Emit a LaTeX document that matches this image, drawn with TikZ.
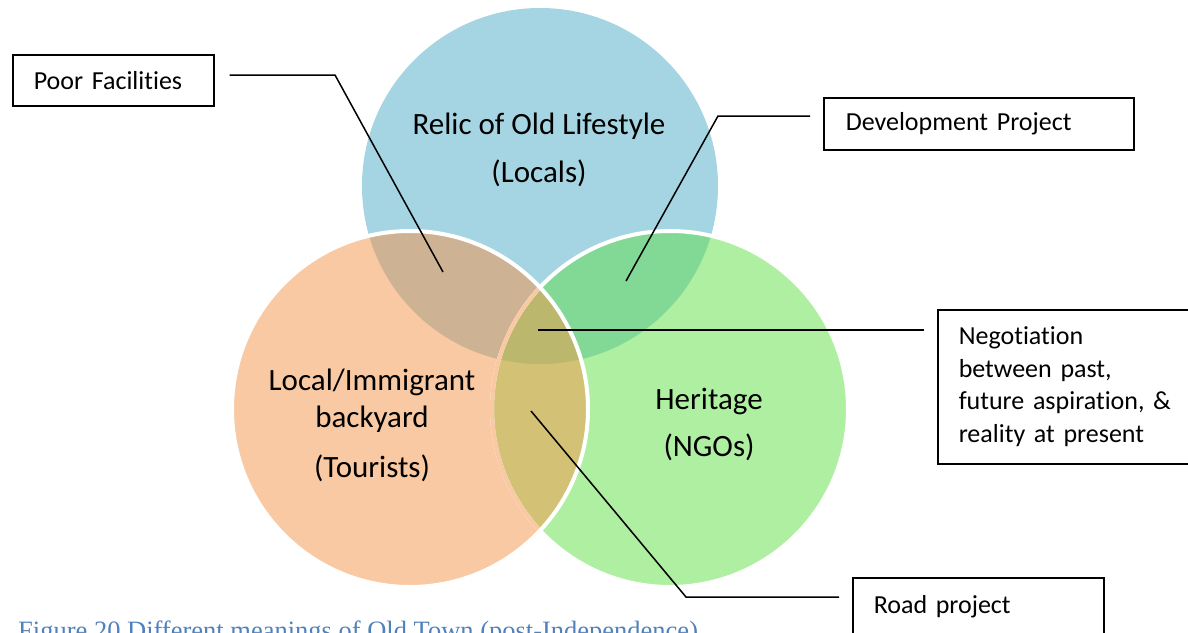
\documentclass[tikz,border=0pt]{standalone}
\usepackage{fontspec}
\setmainfont{Carlito}[Ligatures=NoCommon]
\newfontfamily\figcapfont{Liberation Serif}

\definecolor{localsblue}{HTML}{A5D5E2}
\definecolor{touristorange}{HTML}{F9C9A3}
\definecolor{ngogreen}{HTML}{AFEFA1}
\definecolor{localtour}{HTML}{CDB394}
\definecolor{localngo}{HTML}{82D995}
\definecolor{tourngo}{HTML}{D3C275}
\definecolor{allthree}{HTML}{BBB86D}
\definecolor{capblue}{HTML}{4F81BD}

\tikzset{
	venntext/.style={align=center, font=\fontsize{31}{37}\selectfont},
	callbox/.style={draw, line width=1.5pt, anchor=north west, align=left, inner ysep=0pt, inner xsep=21pt, font=\fontsize{26}{32.6}\selectfont},
	leader/.style={line width=1.5pt},
	rim/.style={draw=white, line width=4pt}
}

\begin{document}
\begin{tikzpicture}[x=1pt, y=-1pt]
		\useasboundingbox (0,0) rectangle (1188,632);
		\coordinate (locals) at (540,186);
		\coordinate (tourists) at (410,409);
		\coordinate (ngos) at (670,409);

		\fill [localsblue] (locals) circle (178pt);
		\fill [ngogreen] (ngos) circle (178pt);
		\fill [touristorange] (tourists) circle (178pt);
		\begin{scope} % locals + tourists
			\clip (locals) circle (178pt);
			\fill [localtour] (tourists) circle (178pt);
		\end{scope}
		\begin{scope} % locals + ngos
			\clip (locals) circle (178pt);
			\fill [localngo] (ngos) circle (178pt);
		\end{scope}
		\begin{scope} % tourists + ngos
			\clip (tourists) circle (178pt);
			\fill [tourngo] (ngos) circle (178pt);
		\end{scope}

		% Draw the middle, where all three meet.
		\begin{scope}
			\clip (locals) circle (178pt);
			\clip (tourists) circle (178pt);
			\fill [allthree] (ngos) circle (178pt);
		\end{scope}

		% white rims, the green one shows orange under the orange circle
		\draw [rim] (ngos) circle (178pt);
		\begin{scope}
			\clip (tourists) circle (178pt);
			\draw [rim, draw=touristorange] (ngos) circle (178pt);
		\end{scope}
		\draw [rim] (tourists) circle (178pt);

		\node [venntext] (relic) at (539,150) {Relic of Old Lifestyle\\[11pt](Locals)};
		\node [venntext] (backyard) at (372,425) {Local/Immigrant\\backyard\\[13pt](Tourists)};
		\node [venntext] (heritage) at (709,424) {Heritage\\[10pt](NGOs)};

		\node [callbox, text width=159pt, minimum height=51pt] (poor) at (12,54) {Poor Facilities};
		\node [callbox, text width=266pt, inner xsep=22pt, minimum height=52pt] (devproj) at (823,97) {Development Project};
		\node [callbox, text width=220pt, minimum height=154pt] (negot) at (937,309) {Negotiation\\between past,\\future aspiration, \&\\reality at present};
		\node [callbox, text width=209pt, minimum height=58pt] (road) at (852,577) {Road project};

		\coordinate (pf-tip) at (443,272);
		\coordinate (pf-knee) at (335,75);
		\coordinate (dp-tip) at (626,281);
		\coordinate (dp-knee) at (718,116);
		\coordinate (ng-tip) at (538,330);
		\coordinate (rp-tip) at (531,411);
		\coordinate (rp-knee) at (686,597);
		\draw [leader] (pf-tip) -- (pf-knee) -- ([xshift=15pt]poor.east |- pf-knee);
		\draw [leader] (dp-tip) -- (dp-knee) -- ([xshift=-13pt]devproj.west |- dp-knee);
		\draw [leader] (ng-tip) -- ([xshift=-13pt]negot.west |- ng-tip);
		\draw [leader] (rp-tip) -- (rp-knee) -- ([xshift=-13pt]road.west |- rp-knee);

		\node [anchor=base west, inner sep=0pt, text=capblue, font=\figcapfont\fontsize{26.5}{30}\selectfont] (caption) at (18,639) {Figure 20 Different meanings of Old Town (post-Independence)};
	\end{tikzpicture}
\end{document}
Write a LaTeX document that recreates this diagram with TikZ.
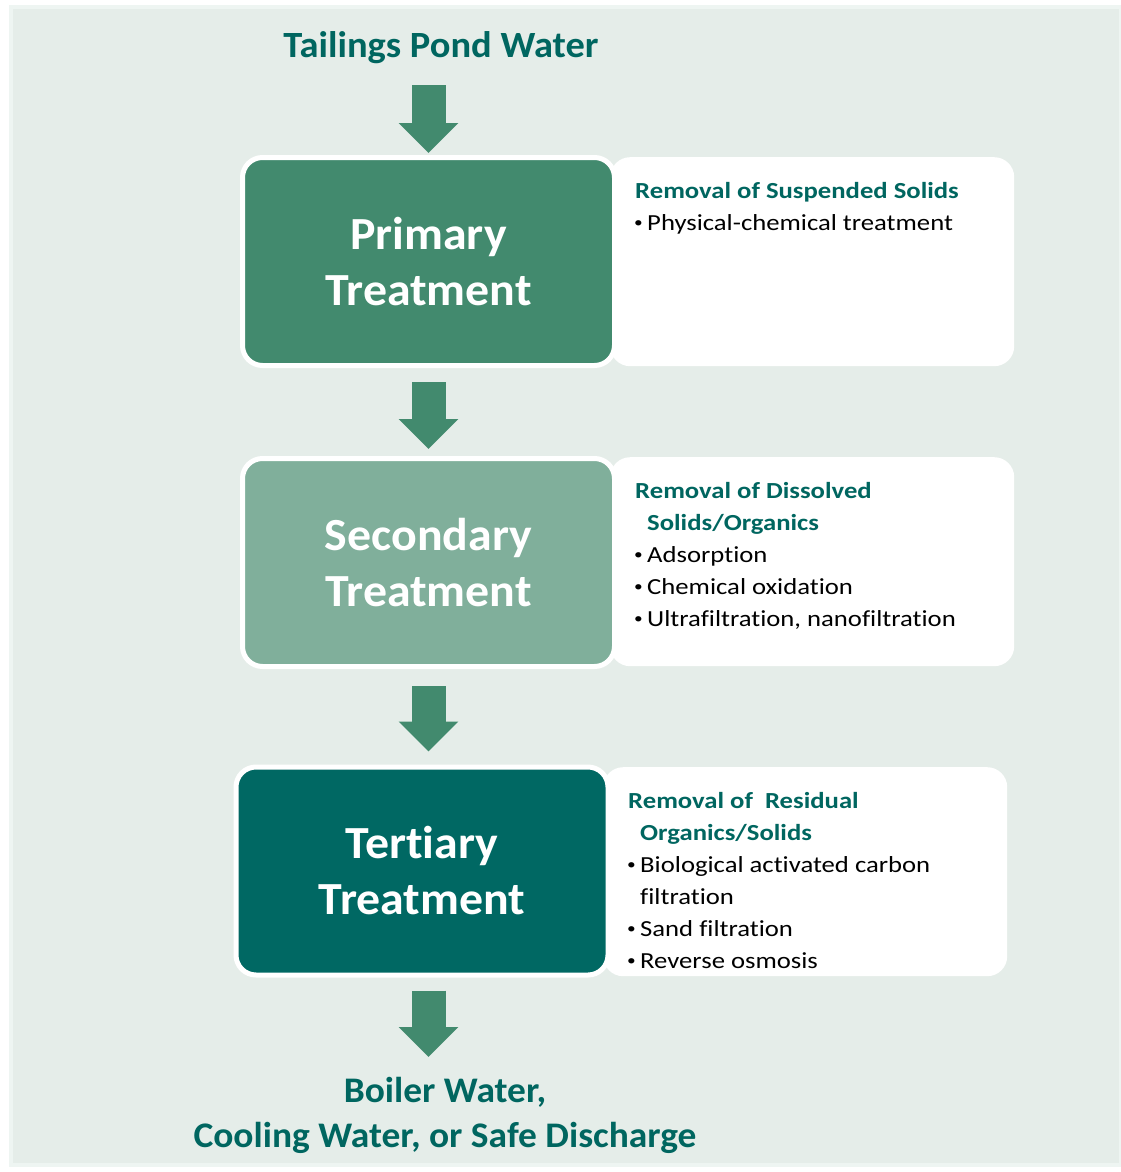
\documentclass[tikz,border=0pt]{standalone}
\usepackage{fontspec}
\setmainfont{Carlito}[Ligatures=NoCommon]
\newfontfamily\infofont{Carlito}[FakeStretch=1.16,Ligatures=NoCommon]
\newfontfamily\headfont{Carlito}[FakeStretch=1.04,Ligatures=NoCommon]
\usetikzlibrary{arrows.meta}
\usetikzlibrary{calc}

\definecolor{pondteal}{RGB}{0,102,96}
\definecolor{stagegreen}{RGB}{66,138,110}
\definecolor{stagelight}{RGB}{128,175,155}
\definecolor{stagedark}{RGB}{0,104,99}
\definecolor{panelbg}{RGB}{229,237,233}
\definecolor{paneledge}{RGB}{238,245,242}

\newcommand\infohead[1]{\hangindent=12pt\hangafter=1{\color{pondteal}\bfseries #1}\par}
\newcommand\infoitem[1]{\hangindent=12pt\hangafter=1%
  \makebox[12pt][l]{\hspace{-1pt}\raisebox{3pt}{\fontsize{15}{15}\selectfont\textbullet}}#1\par}
\newcommand\infotext[1]{\parbox[c][159pt][t]{354pt}{\raggedright #1}}

\tikzset{
  stage/.style={rectangle, rounded corners=20pt, draw=white, line width=5pt,
    minimum width=372pt, minimum height=208pt, text=white, align=center,
    font=\headfont\fontsize{46}{56}\selectfont\bfseries},
  infobox/.style={rectangle, rounded corners=20pt, fill=white, anchor=north west,
    inner xsep=25pt, inner ysep=25pt, font=\infofont\fontsize{23}{32}\selectfont},
  flow/.style={draw=stagegreen, line width=34pt, -{Triangle[width=58pt,length=30pt]}},
  flowtext/.style={text=pondteal, inner sep=0pt, align=center,
    font=\headfont\fontsize{37}{45}\selectfont\bfseries}
}

\begin{document}
\begin{tikzpicture}[x=1pt,y=-1pt]
  \useasboundingbox (0,0) rectangle (1121,1172);
  \fill[panelbg, draw=paneledge, line width=4pt] (11,7) rectangle (1121,1165);

  % descriptions behind the stages
  \node[infobox] (primaryinfo) at (610,157) {\infotext{%
      \infohead{Removal of Suspended Solids}
      \infoitem{Physical-chemical treatment}}};
  \node[infobox] (secondaryinfo) at (610,457) {\infotext{%
      \infohead{Removal of Dissolved\newline Solids/Organics}
      \infoitem{Adsorption}
      \infoitem{Chemical oxidation}
      \infoitem{Ultrafiltration, nanofiltration}}};
  \node[infobox] (tertiaryinfo) at (603,767) {\infotext{%
      \infohead{Removal of~ Residual\newline Organics/Solids}
      \infoitem{Biological activated carbon\newline filtration}
      \infoitem{Sand filtration}
      \infoitem{Reverse osmosis}}};

  % stages
  \node[stage, fill=stagegreen] (primary) at (428.5,261.5) {Primary\\Treatment};
  \node[stage, fill=stagelight] (secondary) at (428.5,562.5) {Secondary\\Treatment};
  \node[stage, fill=stagedark] (tertiary) at (422,871) {Tertiary\\Treatment};

  \node[flowtext, anchor=base] (pond) at (441,57) {Tailings Pond Water};
  \node[flowtext, font=\headfont\fontsize{36}{45}\selectfont\bfseries, anchor=north] (result) at (445,1077)
    {Boiler Water,\\Cooling Water, or Safe Discharge};

  % flow arrows
  \draw[flow, shorten <=22pt, shorten >=2pt] (pond.south -| primary.north) -- (primary.north);
  \draw[flow, shorten <=14pt, shorten >=7pt] (primary.south) -- (secondary.north);
  \draw[flow, shorten <=17pt, shorten >=13pt] (secondary.south) -- (secondary.south |- tertiary.north);
  \draw[flow, shorten <=13pt, shorten >=20pt] (tertiary.south -| secondary.south) -- (secondary.south |- result.north);
\end{tikzpicture}
\end{document}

REQUIRED TASK: Write out the lines from the start of the material to the line with "(ngos) at (670,409);", inclusive and exactly. Skip the pictures.

RESPONSE FOR THIS EXERCISE:
Emit a LaTeX document that matches this image, drawn with TikZ.
\documentclass[tikz,border=0pt]{standalone}
\usepackage{fontspec}
\setmainfont{Carlito}[Ligatures=NoCommon]
\newfontfamily\figcapfont{Liberation Serif}

\definecolor{localsblue}{HTML}{A5D5E2}
\definecolor{touristorange}{HTML}{F9C9A3}
\definecolor{ngogreen}{HTML}{AFEFA1}
\definecolor{localtour}{HTML}{CDB394}
\definecolor{localngo}{HTML}{82D995}
\definecolor{tourngo}{HTML}{D3C275}
\definecolor{allthree}{HTML}{BBB86D}
\definecolor{capblue}{HTML}{4F81BD}

\tikzset{
	venntext/.style={align=center, font=\fontsize{31}{37}\selectfont},
	callbox/.style={draw, line width=1.5pt, anchor=north west, align=left, inner ysep=0pt, inner xsep=21pt, font=\fontsize{26}{32.6}\selectfont},
	leader/.style={line width=1.5pt},
	rim/.style={draw=white, line width=4pt}
}

\begin{document}
\begin{tikzpicture}[x=1pt, y=-1pt]
		\useasboundingbox (0,0) rectangle (1188,632);
		\coordinate (locals) at (540,186);
		\coordinate (tourists) at (410,409);
		\coordinate (ngos) at (670,409);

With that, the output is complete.